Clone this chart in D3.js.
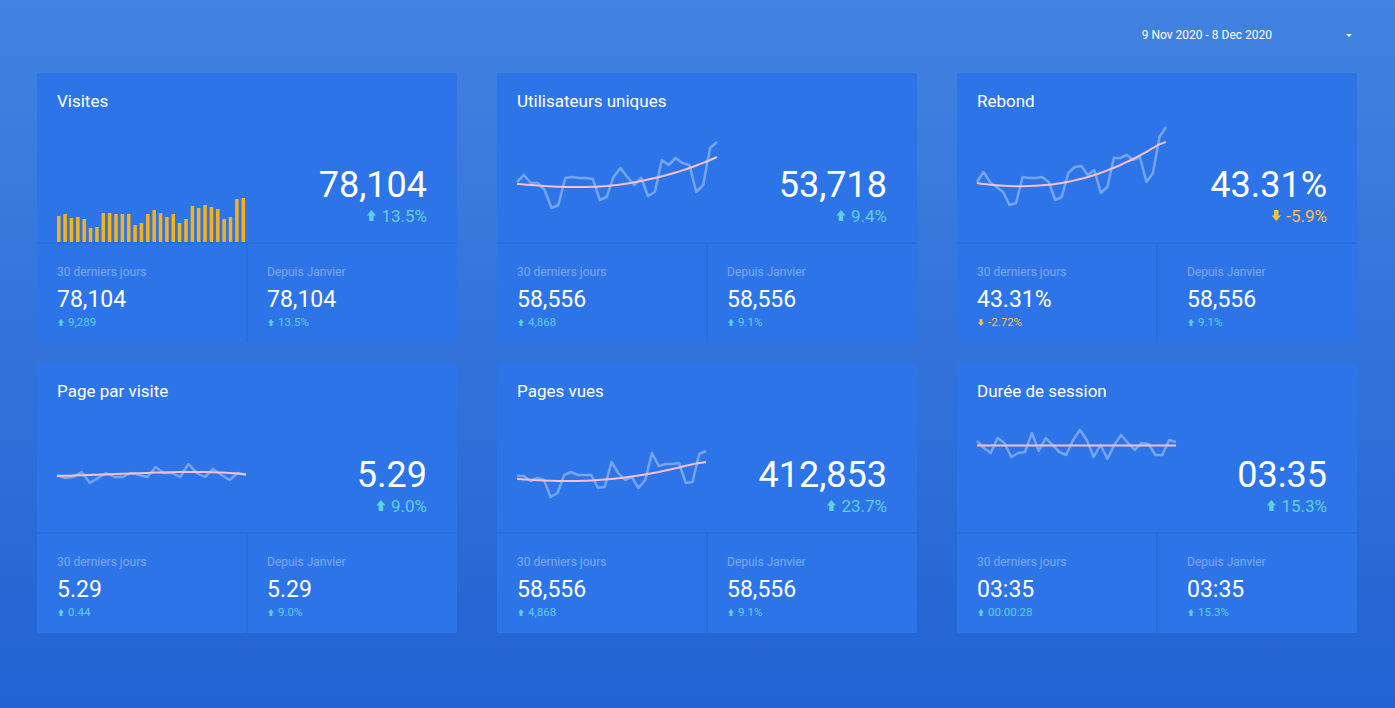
<!DOCTYPE html>
<html>
<head>
<meta charset="utf-8">
<script src="https://cdn.jsdelivr.net/npm/d3@7"></script>
<style>
  body { margin: 0; overflow: hidden; font-family: Roboto, 'Noto Sans', sans-serif; }
</style>
</head>
<body>
<div id="dash"></div>
<script>
// card titles and headline values
const titles = ['Visites', 'Utilisateurs uniques', 'Rebond', 'Page par visite', 'Pages vues', 'Durée de session']
const mainValues = ['78,104', '53,718', '43.31%', '5.29', '412,853', '03:35']
const mainChanges = ['13.5%', '9.4%', '-5.9%', '9.0%', '23.7%', '15.3%']
const lastValues = ['78,104', '58,556', '43.31%', '5.29', '58,556', '03:35']
const lastChanges = ['9,289', '4,868', '-2.72%', '0.44', '4,868', '00:00:28']
const janValues = ['78,104', '58,556', '58,556', '5.29', '58,556', '03:35']
const janChanges = ['13.5%', '9.1%', '9.1%', '9.0%', '9.1%', '15.3%']
const isDown = [false, false, true, false, false, false]

// daily visits (bars)
const visits = [26, 28, 24, 25, 23, 14, 15, 29, 29, 28, 28, 28, 17, 19, 28, 32, 29, 25, 28, 19, 23, 36, 34, 37, 35, 33, 23, 25, 43, 44]

// sparklines (raw + trend)
const users = [38, 45, 37, 37, 30, 12, 15, 42, 43, 42, 42, 41, 20, 23, 43, 52, 43, 35, 42, 24, 28, 60, 55, 62, 57, 55, 28, 35, 72, 78]
const usersTrend = [36, 35.5, 35, 34.5, 34, 33.5, 33.3, 33, 33, 33, 33, 33.2, 33.5, 34, 34.7, 35.5, 36.5, 37.7, 39, 40.5, 42, 43.7, 45.5, 47.5, 49.5, 52, 54.5, 57, 60, 63]
const bounce = [38, 48, 38, 33, 28, 15, 17, 43, 42, 42, 43, 38, 20, 23, 47, 53, 54, 45, 50, 27, 33, 62, 62, 65, 60, 63, 38, 47, 83, 93]
const bounceTrend = [37, 36, 35.3, 34.7, 34.2, 34, 33.8, 33.8, 34, 34.2, 34.6, 35.2, 36, 37, 38.2, 39.6, 41.2, 43, 45, 47.2, 49.6, 52.2, 55, 58, 61.2, 64.6, 68.2, 72, 76, 78]
const pagesPerVisit = [25, 22, 23, 28, 17, 22, 27, 23, 23, 27, 25, 23, 33, 27, 27, 23, 36, 27, 23, 31, 25, 20, 27, 25]
const pagesPerVisitTrend = [24, 24.2, 24.4, 24.7, 25, 25.3, 25.6, 25.9, 26.2, 26.5, 26.8, 27.1, 27.4, 27.6, 27.8, 28, 28.1, 28.1, 28, 27.8, 27.5, 27, 26.4, 25.7]
const pageViews = [34, 34, 29, 32, 30, 13, 17, 35, 38, 35, 35, 35, 22, 23, 48, 37, 30, 33, 22, 30, 57, 44, 46, 46, 47, 27, 28, 56, 59]
const pageViewsTrend = [31, 30.6, 30.2, 29.8, 29.5, 29.2, 29, 28.9, 28.9, 29, 29.2, 29.5, 29.9, 30.4, 31, 31.7, 32.5, 33.4, 34.4, 35.5, 36.7, 38, 39.4, 40.9, 42.5, 44.2, 45.9, 47, 48]
const session = [29, 22, 17, 32, 27, 13, 17, 18, 37, 19, 32, 25, 18, 15, 30, 40, 30, 13, 25, 11, 25, 35, 27, 20, 27, 26, 15, 15, 30, 28]
const sessionTrend = [24.6, 24.6, 24.6, 24.6, 24.6, 24.5, 24.5, 24.5, 24.5, 24.5, 24.5, 24.5, 24.5, 24.5, 24.5, 24.5, 24.5, 24.5, 24.5, 24.5, 24.5, 24.5, 24.5, 24.4, 24.4, 24.4, 24.4, 24.4, 24.4, 24.4]

const W = 1395
const H = 708
const svg = d3.select('#dash').append('svg').attr('width', W).attr('height', H)

const defs = svg.append('defs')
const grad = defs.append('linearGradient').attr('id', 'bg').attr('x1', 0).attr('y1', 0).attr('x2', 0).attr('y2', 1)
grad.append('stop').attr('offset', '0%').attr('stop-color', '#4282e0')
grad.append('stop').attr('offset', '100%').attr('stop-color', '#2263d3')
svg.append('rect').attr('width', W).attr('height', H).attr('fill', 'url(#bg)')

// date picker
svg.append('text').attr('x', 1272).attr('y', 39).attr('text-anchor', 'end')
  .attr('fill', '#fff').attr('font-size', 12).text('9 Nov 2020 - 8 Dec 2020')
svg.append('path').attr('d', 'M1346,34 l6,0 l-3,3 z').attr('fill', '#fff')

const cardX = [37, 497, 957]
const cardW = [420, 420, 400]
const cardY = [73, 363]
const cardH = 270

const up = '#5fd0e0'
const down = '#f7c244'

function arrow (g, x, y, s, isDn, color) {
  // slim block arrow, (x,y) = centre bottom
  const p = isDn
    ? [[-s * 0.2, -s], [s * 0.2, -s], [s * 0.2, -s * 0.5], [s * 0.42, -s * 0.5], [0, 0], [-s * 0.42, -s * 0.5], [-s * 0.2, -s * 0.5]]
    : [[-s * 0.2, 0], [s * 0.2, 0], [s * 0.2, -s * 0.5], [s * 0.42, -s * 0.5], [0, -s], [-s * 0.42, -s * 0.5], [-s * 0.2, -s * 0.5]]
  g.append('path').attr('d', 'M' + p.map(d => [x + d[0], y + d[1]].join(',')).join('L') + 'Z').attr('fill', color)
}

const sparks = [
  null,
  { raw: users, trend: usersTrend, top: 120, bottom: 220, x0: 20, x1: 220, dom: 100 },
  { raw: bounce, trend: bounceTrend, top: 110, bottom: 220, x0: 20, x1: 209, dom: 110 },
  { raw: pagesPerVisit, trend: pagesPerVisitTrend, top: 440, bottom: 500, x0: 20, x1: 209, dom: 60 },
  { raw: pageViews, trend: pageViewsTrend, top: 430, bottom: 510, x0: 20, x1: 209, dom: 80 },
  { raw: session, trend: sessionTrend, top: 420, bottom: 470, x0: 20, x1: 219, dom: 50 }
]

titles.forEach(function (t, i) {
  const col = i % 3
  const row = Math.floor(i / 3)
  const x = cardX[col]
  const y = cardY[row]
  const w = cardW[col]
  const g = svg.append('g').attr('transform', 'translate(' + x + ',' + y + ')')
  g.append('rect').attr('width', w).attr('height', cardH).attr('fill', '#2e74e9').attr('rx', 2)
  g.append('line').attr('x1', 0).attr('x2', w).attr('y1', 170).attr('y2', 170).attr('stroke', '#2766d2')
  g.append('line').attr('x1', w / 2).attr('x2', w / 2).attr('y1', 170).attr('y2', cardH).attr('stroke', '#2766d2')

  g.append('text').attr('x', 20).attr('y', 34).attr('fill', '#fff').attr('font-size', 17).text(t)

  const cChange = isDown[i] ? down : up
  g.append('text').attr('x', w - 30).attr('y', 124).attr('text-anchor', 'end')
    .attr('fill', '#fff').attr('font-size', 36).text(mainValues[i])
  const ct = g.append('text').attr('x', w - 30).attr('y', 149).attr('text-anchor', 'end')
    .attr('fill', cChange).attr('font-size', 17).text(mainChanges[i])
  const cw = ct.node().getComputedTextLength()
  arrow(g, w - 30 - cw - 10, 148, 11, isDown[i], cChange)

  const halves = [[lastValues[i], lastChanges[i], '30 derniers jours'], [janValues[i], janChanges[i], 'Depuis Janvier']]
  halves.forEach(function (h, k) {
    const hx = 20 + k * 210
    const dn = isDown[i] && k === 0
    const hc = dn ? down : up
    g.append('text').attr('x', hx).attr('y', 203).attr('fill', '#7fa9f0').attr('font-size', 12).text(h[2])
    g.append('text').attr('x', hx).attr('y', 234).attr('fill', '#fff').attr('font-size', 23).text(h[0])
    arrow(g, hx + 4, 253, 7, dn, hc)
    g.append('text').attr('x', hx + 11).attr('y', 253).attr('fill', hc).attr('font-size', 11.5).text(h[1])
  })

  if (i === 0) {
    const xb = d3.scaleBand().domain(d3.range(visits.length)).range([20, 208]).paddingInner(0.45)
    const yb = d3.scaleLinear().domain([0, 44]).range([169, 125])
    g.selectAll('rect.bar').data(visits).enter().append('rect').attr('class', 'bar')
      .attr('x', (d, j) => xb(j)).attr('width', xb.bandwidth())
      .attr('y', d => yb(d)).attr('height', d => 169 - yb(d)).attr('fill', '#f5b21a')
  } else {
    const s = sparks[i]
    const xs = d3.scaleLinear().domain([0, s.raw.length - 1]).range([s.x0, s.x1])
    const ys = d3.scaleLinear().domain([0, s.dom]).range([s.bottom - y, s.top - y])
    const line = d3.line().x((d, j) => xs(j)).y(d => ys(d))
    g.append('path').attr('d', line(s.raw)).attr('fill', 'none')
      .attr('stroke', '#8cb6f2').attr('stroke-opacity', 0.75).attr('stroke-width', 2.5).attr('stroke-linejoin', 'round')
    g.append('path').attr('d', d3.line().x((d, j) => xs(j)).y(d => ys(d)).curve(d3.curveBasis)(s.trend))
      .attr('fill', 'none').attr('stroke', '#f7c0cc').attr('stroke-width', 2)
  }
})
</script>
</body>
</html>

================================

Repeat the lines above, starting at the first and stopping after the line that holds "const isDown = [false, false, true, false, false, false]", with the pictures left out.

■ **Result of the exercise**:
Clone this chart in D3.js.
<!DOCTYPE html>
<html>
<head>
<meta charset="utf-8">
<script src="https://cdn.jsdelivr.net/npm/d3@7"></script>
<style>
  body { margin: 0; overflow: hidden; font-family: Roboto, 'Noto Sans', sans-serif; }
</style>
</head>
<body>
<div id="dash"></div>
<script>
// card titles and headline values
const titles = ['Visites', 'Utilisateurs uniques', 'Rebond', 'Page par visite', 'Pages vues', 'Durée de session']
const mainValues = ['78,104', '53,718', '43.31%', '5.29', '412,853', '03:35']
const mainChanges = ['13.5%', '9.4%', '-5.9%', '9.0%', '23.7%', '15.3%']
const lastValues = ['78,104', '58,556', '43.31%', '5.29', '58,556', '03:35']
const lastChanges = ['9,289', '4,868', '-2.72%', '0.44', '4,868', '00:00:28']
const janValues = ['78,104', '58,556', '58,556', '5.29', '58,556', '03:35']
const janChanges = ['13.5%', '9.1%', '9.1%', '9.0%', '9.1%', '15.3%']
const isDown = [false, false, true, false, false, false]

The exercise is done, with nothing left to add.